Request: Transcribe all of the material exactly. Any picture in it should be left out.
Start Information shown
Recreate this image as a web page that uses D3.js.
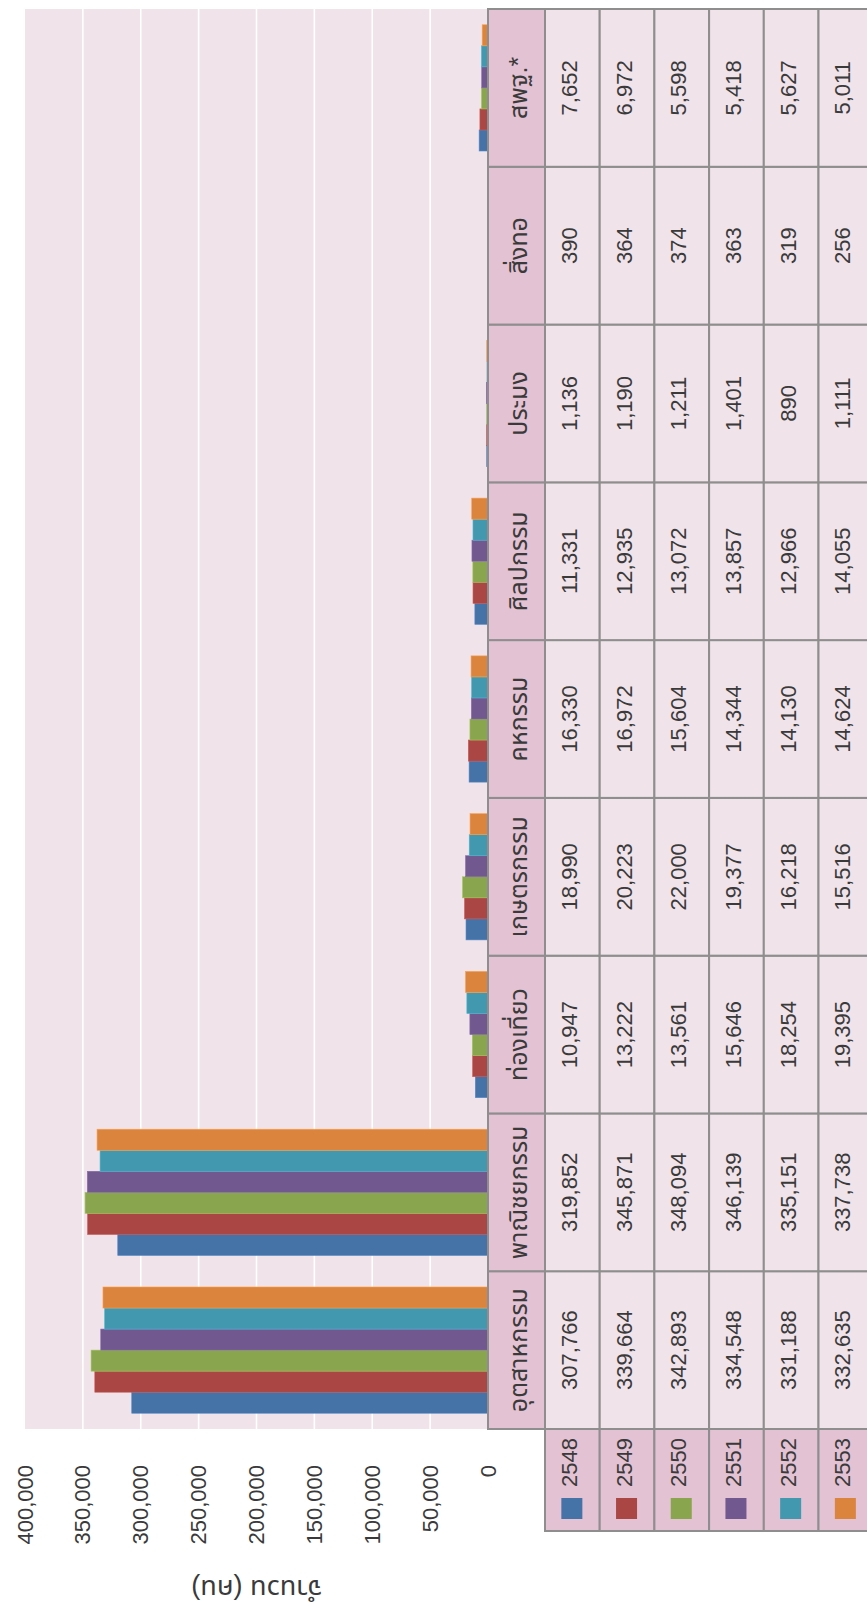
<!DOCTYPE html>
<html><head><meta charset="utf-8">
<script src="https://cdn.jsdelivr.net/npm/d3@7/dist/d3.min.js"></script>
<style>
html,body{margin:0;padding:0;background:#fff;}
svg{display:block;}
text{font-family:"Liberation Sans","Noto Sans","Noto Sans Thai","Loma","Garuda",sans-serif;fill:#3a3a3a;}
</style></head><body>
<svg id="chart" width="867" height="1603"></svg>
<script>
const categories = ["อุตสาหกรรม","พาณิชยกรรม","ท่องเที่ยว","เกษตรกรรม","คหกรรม","ศิลปกรรม","ประมง","สิ่งทอ","สพฐ.*"];
const years = ["2548","2549","2550","2551","2552","2553"];
const v2548 = [307766,319852,10947,18990,16330,11331,1136,390,7652];
const v2549 = [339664,345871,13222,20223,16972,12935,1190,364,6972];
const v2550 = [342893,348094,13561,22000,15604,13072,1211,374,5598];
const v2551 = [334548,346139,15646,19377,14344,13857,1401,363,5418];
const v2552 = [331188,335151,18254,16218,14130,12966,890,319,5627];
const v2553 = [332635,337738,19395,15516,14624,14055,1111,256,5011];
const seriesValues = [v2548,v2549,v2550,v2551,v2552,v2553];
const tickValues = [0,50000,100000,150000,200000,250000,300000,350000,400000];
const seriesColors = ["#4572A7","#AA4643","#89A54E","#71588F","#4198AF","#DB843D"];
const axisTitle = "จำนวน (คน)";

// Chart is drawn in an unrotated frame (W x H) then turned -90deg onto the page.
const W = 1603, H = 867;
const plotL = 174, plotR = 1594, plotT = 25, plotB = 488;
const headerH = 57, rowH = 54.7, legendL = 72;
const fs = 22, fsThai = 25, fsTitle = 27;
const bgPlot = "#F0E3EA", bgHead = "#E3C2D3", bgCell = "#F0E3EA", border = "#8E8E8E";

const svg = d3.select("#chart");
const g = svg.append("g").attr("transform", `translate(0,${W}) rotate(-90)`);

const x = d3.scaleBand().domain(categories).range([plotL, plotR]).paddingInner(0.2).paddingOuter(0.1);
const x1 = d3.scaleBand().domain(years).range([0, x.bandwidth()]).padding(0);
const y = d3.scaleLinear().domain([0, 400000]).range([plotB, plotT]);
const step = x.step();
const colStart = c => x(c) - (step - x.bandwidth()) / 2;

// plot background
g.append("rect").attr("x", plotL).attr("y", plotT).attr("width", plotR - plotL).attr("height", plotB - plotT).attr("fill", bgPlot);

// gridlines
g.append("g").selectAll("line").data(tickValues.filter(d => d > 0 && d < 400000)).join("line")
  .attr("x1", plotL).attr("x2", plotR).attr("y1", d => y(d)).attr("y2", d => y(d))
  .attr("stroke", "#fff").attr("stroke-width", 1.6);

// tick labels
g.append("g").selectAll("text").data(tickValues).join("text")
  .attr("x", 138).attr("y", d => y(d)).attr("text-anchor", "end").attr("dominant-baseline", "central")
  .attr("font-size", fs).text(d => d3.format(",")(d));

// bars
const groups = g.append("g").selectAll("g").data(years).join("g")
  .attr("transform", yr => `translate(${x1(yr)},0)`);
groups.selectAll("rect").data((yr, i) => categories.map((c, j) => ({c, v: seriesValues[i][j], col: seriesColors[i]}))).join("rect")
  .attr("x", d => x(d.c)).attr("width", x1.bandwidth())
  .attr("y", d => y(d.v)).attr("height", d => y(0) - y(d.v))
  .attr("fill", d => d.col).attr("stroke", d => d3.color(d.col).brighter(0.5)).attr("stroke-width", 0.6);

// data table header row
const tbl = g.append("g");
tbl.selectAll("rect.h").data(categories).join("rect").attr("class", "h")
  .attr("x", c => colStart(c)).attr("y", plotB).attr("width", step).attr("height", headerH)
  .attr("fill", bgHead).attr("stroke", border).attr("stroke-width", 2);
tbl.selectAll("text.h").data(categories).join("text").attr("class", "h")
  .attr("x", c => colStart(c) + step / 2).attr("y", plotB + headerH / 2 + 1)
  .attr("text-anchor", "middle").attr("dominant-baseline", "central").attr("font-size", fsThai).text(c => c);

// data rows
years.forEach((yr, i) => {
  const top = plotB + headerH + i * rowH;
  const row = tbl.append("g");
  row.append("rect").attr("x", legendL).attr("y", top).attr("width", plotL - legendL).attr("height", rowH)
    .attr("fill", bgHead).attr("stroke", border).attr("stroke-width", 2);
  row.append("rect").attr("x", 84).attr("y", top + rowH / 2 - 11).attr("width", 21).attr("height", 21)
    .attr("fill", seriesColors[i]);
  row.append("text").attr("x", 116).attr("y", top + rowH / 2 - 3).attr("dominant-baseline", "central")
    .attr("font-size", fs).text(yr);
  row.selectAll("rect.c").data(categories).join("rect").attr("class", "c")
    .attr("x", c => colStart(c)).attr("y", top).attr("width", step).attr("height", rowH)
    .attr("fill", bgCell).attr("stroke", border).attr("stroke-width", 2);
  row.selectAll("text.c").data(categories).join("text").attr("class", "c")
    .attr("x", c => colStart(c) + step / 2).attr("y", top + rowH / 2 - 3)
    .attr("text-anchor", "middle").attr("dominant-baseline", "central").attr("font-size", fs)
    .text((c, j) => d3.format(",")(seriesValues[i][j]));
});

// axis title
g.append("text").attr("transform", `translate(14,${(plotT + plotB) / 2}) rotate(-90)`)
  .attr("text-anchor", "middle").attr("dominant-baseline", "central").attr("font-size", fsTitle).text(axisTitle);
</script>
</body></html>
End Information shown
Written solution:
Recreate this image as a web page that uses D3.js.
<!DOCTYPE html>
<html><head><meta charset="utf-8">
<script src="https://cdn.jsdelivr.net/npm/d3@7/dist/d3.min.js"></script>
<style>
html,body{margin:0;padding:0;background:#fff;}
svg{display:block;}
text{font-family:"Liberation Sans","Noto Sans","Noto Sans Thai","Loma","Garuda",sans-serif;fill:#3a3a3a;}
</style></head><body>
<svg id="chart" width="867" height="1603"></svg>
<script>
const categories = ["อุตสาหกรรม","พาณิชยกรรม","ท่องเที่ยว","เกษตรกรรม","คหกรรม","ศิลปกรรม","ประมง","สิ่งทอ","สพฐ.*"];
const years = ["2548","2549","2550","2551","2552","2553"];
const v2548 = [307766,319852,10947,18990,16330,11331,1136,390,7652];
const v2549 = [339664,345871,13222,20223,16972,12935,1190,364,6972];
const v2550 = [342893,348094,13561,22000,15604,13072,1211,374,5598];
const v2551 = [334548,346139,15646,19377,14344,13857,1401,363,5418];
const v2552 = [331188,335151,18254,16218,14130,12966,890,319,5627];
const v2553 = [332635,337738,19395,15516,14624,14055,1111,256,5011];
const seriesValues = [v2548,v2549,v2550,v2551,v2552,v2553];
const tickValues = [0,50000,100000,150000,200000,250000,300000,350000,400000];
const seriesColors = ["#4572A7","#AA4643","#89A54E","#71588F","#4198AF","#DB843D"];
const axisTitle = "จำนวน (คน)";

// Chart is drawn in an unrotated frame (W x H) then turned -90deg onto the page.
const W = 1603, H = 867;
const plotL = 174, plotR = 1594, plotT = 25, plotB = 488;
const headerH = 57, rowH = 54.7, legendL = 72;
const fs = 22, fsThai = 25, fsTitle = 27;
const bgPlot = "#F0E3EA", bgHead = "#E3C2D3", bgCell = "#F0E3EA", border = "#8E8E8E";

const svg = d3.select("#chart");
const g = svg.append("g").attr("transform", `translate(0,${W}) rotate(-90)`);

const x = d3.scaleBand().domain(categories).range([plotL, plotR]).paddingInner(0.2).paddingOuter(0.1);
const x1 = d3.scaleBand().domain(years).range([0, x.bandwidth()]).padding(0);
const y = d3.scaleLinear().domain([0, 400000]).range([plotB, plotT]);
const step = x.step();
const colStart = c => x(c) - (step - x.bandwidth()) / 2;

// plot background
g.append("rect").attr("x", plotL).attr("y", plotT).attr("width", plotR - plotL).attr("height", plotB - plotT).attr("fill", bgPlot);

// gridlines
g.append("g").selectAll("line").data(tickValues.filter(d => d > 0 && d < 400000)).join("line")
  .attr("x1", plotL).attr("x2", plotR).attr("y1", d => y(d)).attr("y2", d => y(d))
  .attr("stroke", "#fff").attr("stroke-width", 1.6);

// tick labels
g.append("g").selectAll("text").data(tickValues).join("text")
  .attr("x", 138).attr("y", d => y(d)).attr("text-anchor", "end").attr("dominant-baseline", "central")
  .attr("font-size", fs).text(d => d3.format(",")(d));

// bars
const groups = g.append("g").selectAll("g").data(years).join("g")
  .attr("transform", yr => `translate(${x1(yr)},0)`);
groups.selectAll("rect").data((yr, i) => categories.map((c, j) => ({c, v: seriesValues[i][j], col: seriesColors[i]}))).join("rect")
  .attr("x", d => x(d.c)).attr("width", x1.bandwidth())
  .attr("y", d => y(d.v)).attr("height", d => y(0) - y(d.v))
  .attr("fill", d => d.col).attr("stroke", d => d3.color(d.col).brighter(0.5)).attr("stroke-width", 0.6);

// data table header row
const tbl = g.append("g");
tbl.selectAll("rect.h").data(categories).join("rect").attr("class", "h")
  .attr("x", c => colStart(c)).attr("y", plotB).attr("width", step).attr("height", headerH)
  .attr("fill", bgHead).attr("stroke", border).attr("stroke-width", 2);
tbl.selectAll("text.h").data(categories).join("text").attr("class", "h")
  .attr("x", c => colStart(c) + step / 2).attr("y", plotB + headerH / 2 + 1)
  .attr("text-anchor", "middle").attr("dominant-baseline", "central").attr("font-size", fsThai).text(c => c);

// data rows
years.forEach((yr, i) => {
  const top = plotB + headerH + i * rowH;
  const row = tbl.append("g");
  row.append("rect").attr("x", legendL).attr("y", top).attr("width", plotL - legendL).attr("height", rowH)
    .attr("fill", bgHead).attr("stroke", border).attr("stroke-width", 2);
  row.append("rect").attr("x", 84).attr("y", top + rowH / 2 - 11).attr("width", 21).attr("height", 21)
    .attr("fill", seriesColors[i]);
  row.append("text").attr("x", 116).attr("y", top + rowH / 2 - 3).attr("dominant-baseline", "central")
    .attr("font-size", fs).text(yr);
  row.selectAll("rect.c").data(categories).join("rect").attr("class", "c")
    .attr("x", c => colStart(c)).attr("y", top).attr("width", step).attr("height", rowH)
    .attr("fill", bgCell).attr("stroke", border).attr("stroke-width", 2);
  row.selectAll("text.c").data(categories).join("text").attr("class", "c")
    .attr("x", c => colStart(c) + step / 2).attr("y", top + rowH / 2 - 3)
    .attr("text-anchor", "middle").attr("dominant-baseline", "central").attr("font-size", fs)
    .text((c, j) => d3.format(",")(seriesValues[i][j]));
});

// axis title
g.append("text").attr("transform", `translate(14,${(plotT + plotB) / 2}) rotate(-90)`)
  .attr("text-anchor", "middle").attr("dominant-baseline", "central").attr("font-size", fsTitle).text(axisTitle);
</script>
</body></html>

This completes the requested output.